Periodic Reporting for period 2 - REDIAL (Re-thinking Efficiency in Deep Learning under Accelerators and commodity and processors)

Reporting period: 2022-03-01 to 2023-08-31

The emergence of deep learning in recent years has revolutionized computer functionality in numerous areas, including facial recognition, driving vehicles, and language translation. Although deep learning has become a vital tool for tackling many challenges in artificial intelligence and machine learning, the high resource requirements for routine deep learning activities, such as model training, are hindering progress and limiting participation in the field to only large corporations. The goal of REDIAL is to overcome these technical challenges by improving the efficiency of deep learning. This will involve developing a theoretical understanding of current approaches to deep learning efficiency and creating new architectures and methods for training and inference that can handle core efficiency bottlenecks, such as limited parallelization and excessive on-chip data movement. This project aims to facilitate the adoption of analog processing in accelerators and produce new deep architectures and algorithms that promote high efficiency. The ultimate goal is to revolutionize the way models are trained and deployed to constrained devices, thereby paving the way for new innovations in machine learning.
Since the beginning of REDIAL we have made two huge strides towards our aims. The first is in the direction of micro-controller based model compression.

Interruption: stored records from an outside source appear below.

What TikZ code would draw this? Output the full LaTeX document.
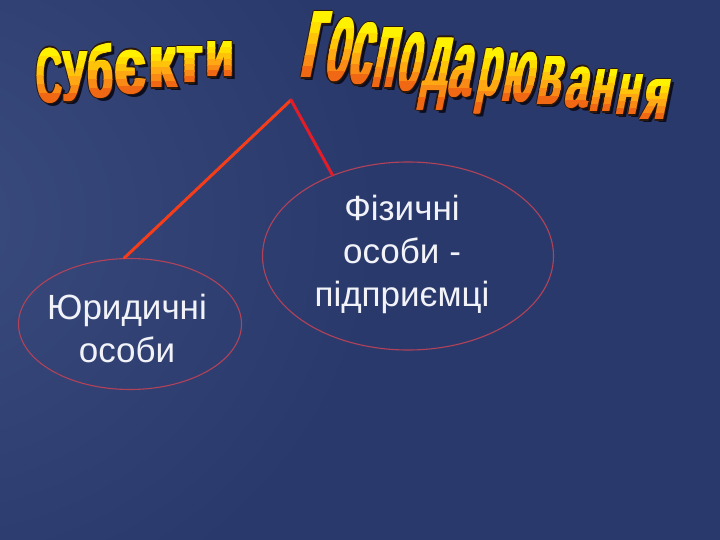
\documentclass[tikz,border=0pt]{standalone}
\usepackage{fontspec}
\setmainfont{Liberation Sans}
\usepackage{graphicx}
\usetikzlibrary{shapes.geometric}
\definecolor{bgbase}{RGB}{42,57,108}
\definecolor{bglight}{RGB}{58,75,126}
\definecolor{ovalc}{RGB}{178,66,88}
\definecolor{lineLc}{RGB}{245,62,25}
\definecolor{lineRc}{RGB}{228,28,40}
\definecolor{txtc}{RGB}{242,243,248}
\definecolor{waedge}{RGB}{45,25,12}
\definecolor{washadow}{RGB}{12,14,32}
\definecolor{wa0}{RGB}{255,242,0}
\definecolor{wa1}{RGB}{255,222,0}
\definecolor{wa2}{RGB}{255,196,10}
\definecolor{wa3}{RGB}{255,168,20}
\definecolor{wa4}{RGB}{250,138,22}
\definecolor{wa5}{RGB}{240,104,20}
\newcommand\WAL[6]{%
  \pgfmathsetmacro\wah{#4-#3}%
  \pgfmathsetmacro\wax{#1-#5*\wah/2}%
  \begin{scope}[shift={(\wax,#4)}]
    \foreach \dx in {2.4,4} {
      \node[walb,text=washadow,xslant=#5] at (\dx,3) {\resizebox*{#2pt}{\wah pt}{#6}};}
    \foreach \dx/\dy in {-2.4/0,2.4/0,-1.2/-1.3,1.2/-1.3,-1.2/1.3,1.2/1.3,0/-1.4,0/1.4} {
      \node[walb,text=waedge,xslant=#5] at (\dx,\dy) {\resizebox*{#2pt}{\wah pt}{#6}};}
    \foreach \k/\c in {0/wa0,1/wa1,2/wa2,3/wa3,4/wa4,5/wa5} {
      \begin{scope}
        \clip (-45,{-\wah+\k*\wah/6-0.3}) rectangle (45,{-\wah+(\k+1)*\wah/6+0.3});
        \foreach \dx in {-1.1,-0.4,0.4,1.1} {
          \node[walb,text=\c,xslant=#5] at (\dx,0) {\resizebox*{#2pt}{\wah pt}{#6}};}
      \end{scope}}
  \end{scope}}
\begin{document}
\begin{tikzpicture}[x=1pt,y=-1pt,
  walb/.style={inner sep=0pt,outer sep=0pt,anchor=south,font=\fontsize{20}{20}\selectfont\bfseries},
  oval/.style={ellipse,draw=ovalc,line width=1.1pt,inner sep=0pt},
  lbl/.style={text=txtc,align=center,font=\fontsize{35}{43}\selectfont,inner sep=0pt},
  lineL/.style={draw=lineLc,line width=3pt,line cap=round},
  lineR/.style={draw=lineRc,line width=3pt,line cap=round}]
\useasboundingbox (0,0) rectangle (720,540);
\fill[bgbase] (0,0) rectangle (720,540);
\begin{scope}
  \clip (0,0) rectangle (720,540);
  \shade[inner color=bglight,outer color=bgbase] (-80,220) ellipse (460 and 420);
\end{scope}
% title: Субєкти
\WAL{49.5}{26}{48}{103}{0}{С}
\WAL{75}{25}{52}{102}{0}{у}
\WAL{100.5}{25}{43}{98}{0}{б}
\WAL{130.5}{31}{50}{94}{0}{є}
\WAL{163}{28}{48}{88}{0}{к}
\WAL{190}{26}{47}{83}{0}{т}
\WAL{220}{29}{42}{77}{0}{и}
% title: господарювання
\WAL{316}{21}{12}{78}{0.2}{г}
\WAL{341}{23}{18}{82}{0.2}{о}
\WAL{364}{22}{23}{85}{0.2}{с}
\WAL{388}{23}{28}{88}{0.2}{п}
\WAL{412}{22}{33}{92}{0.2}{о}
\WAL{437}{25}{38}{110}{0.2}{д}
\WAL{463}{23}{45}{97}{0.2}{а}
\WAL{490}{23}{48}{114}{0.2}{р}
\WAL{521}{31}{52}{102}{0.2}{ю}
\WAL{552}{23}{57}{105}{0.2}{в}
\WAL{579}{23}{67}{108}{0.2}{а}
\WAL{604}{23}{70}{112}{0.2}{н}
\WAL{630}{23}{75}{115}{0.2}{н}
\WAL{657}{24}{80}{120}{0.2}{я}
% ellipses
\node[oval,minimum width=223pt,minimum height=131pt] (le) at (130,324) {};
\node[lbl] (lt) at ([shift={(-3,4)}]le.center) {Юридичні\\особи};
\node[oval,minimum width=291pt,minimum height=188pt] (re) at (408,256) {};
\node[lbl] (rt) at ([shift={(-6,-2)}]re.center) {Фізичні\\особи -\\підприємці};
\coordinate (apex) at (291,100);
\draw[lineL] (apex) -- (le.95);
\draw[lineR] (apex) -- (re.133);
\end{tikzpicture}
\end{document}
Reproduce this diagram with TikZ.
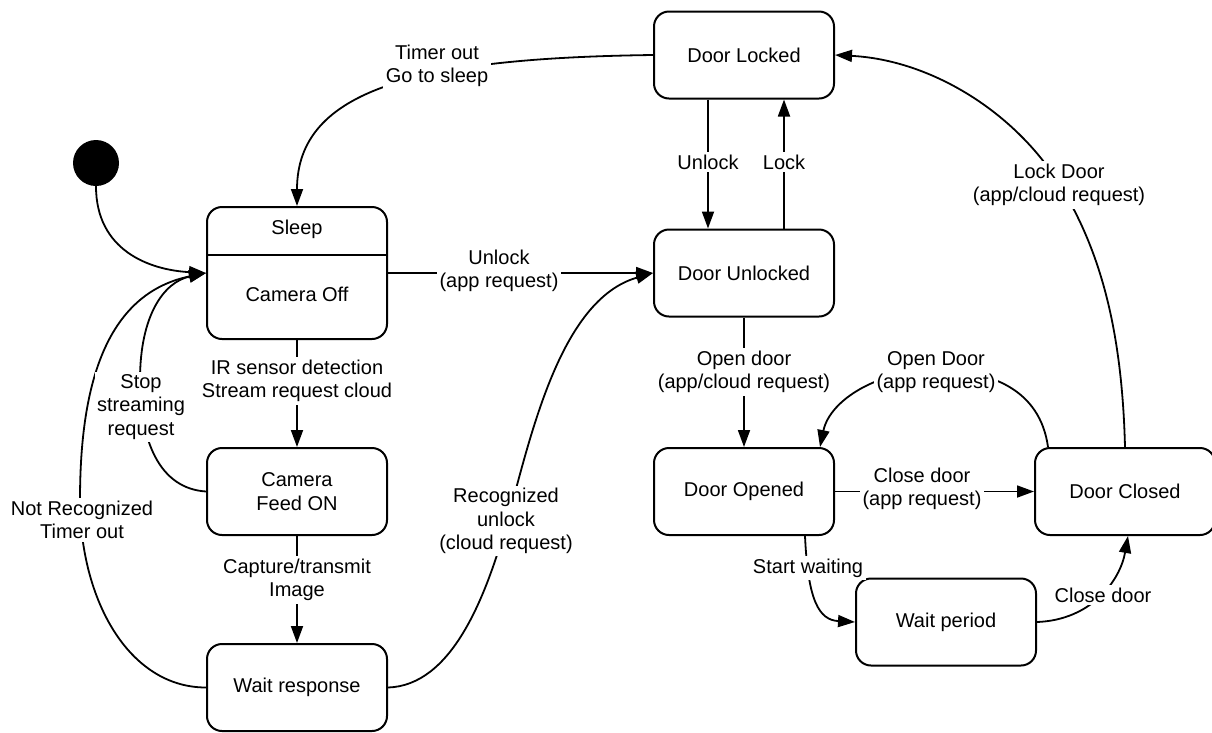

The second advances the collaborative possibilities of ML through advanced forms of federated learning.

By inventing a series of core algorithms with theoretical underpinning and applying these to micro-controllers, we increased the capabilities of the micro-controller in terms of machine learning. The methods include a novel neural architecture method called uNAS and the first ever differentiable pruning method able to work with the extreme constraints encountered my micro-controllers.
As a result, our methods allow a micro-controller to execute the inference of machine learning models at a low cost and privacy preserving manner that has not been seen before. I would add we also performed a first-of-its-kind measurement study to understand deeply the capabilities of micro-controllers under common deep learning operations.

The second is that of advancing the ability of individuals to collaborate when designing machine learning methods. We have done this by advancing a method known as federated learning. We invented a framework called Flower that has become globally popular and is now the most popular way to develop federated learning workloads in the community. A key innovation to support this is the secure aggregation strategy we developed within this framework, which works alongside our design of the framework more generally.

Our closing work performed is more general that the first element mentioned, although is related to it. That is a meta-learning informed pruning strategy. We demonstrate that this technique can outperform all known methods of this type currently known. The core idea is to consider second order effects during the pruning process, in a way that makes such consideration tractable.
I would highlight the two core initiatives in the direction of theoretically sound advances in model compression, and advances in federated learning as being two core directions where we have clearly pushed forward the state of the art. In those two particular vectors we can enable outcomes that would have been impossible previously.

In relation to results expected in the remainder of REDIAL I anticipate the following:

= Development of co-design accelerators that correspond to the algorithmic contributions we have made thus far
= Improved data-movement methodologies
= Increased outreach and dissemination.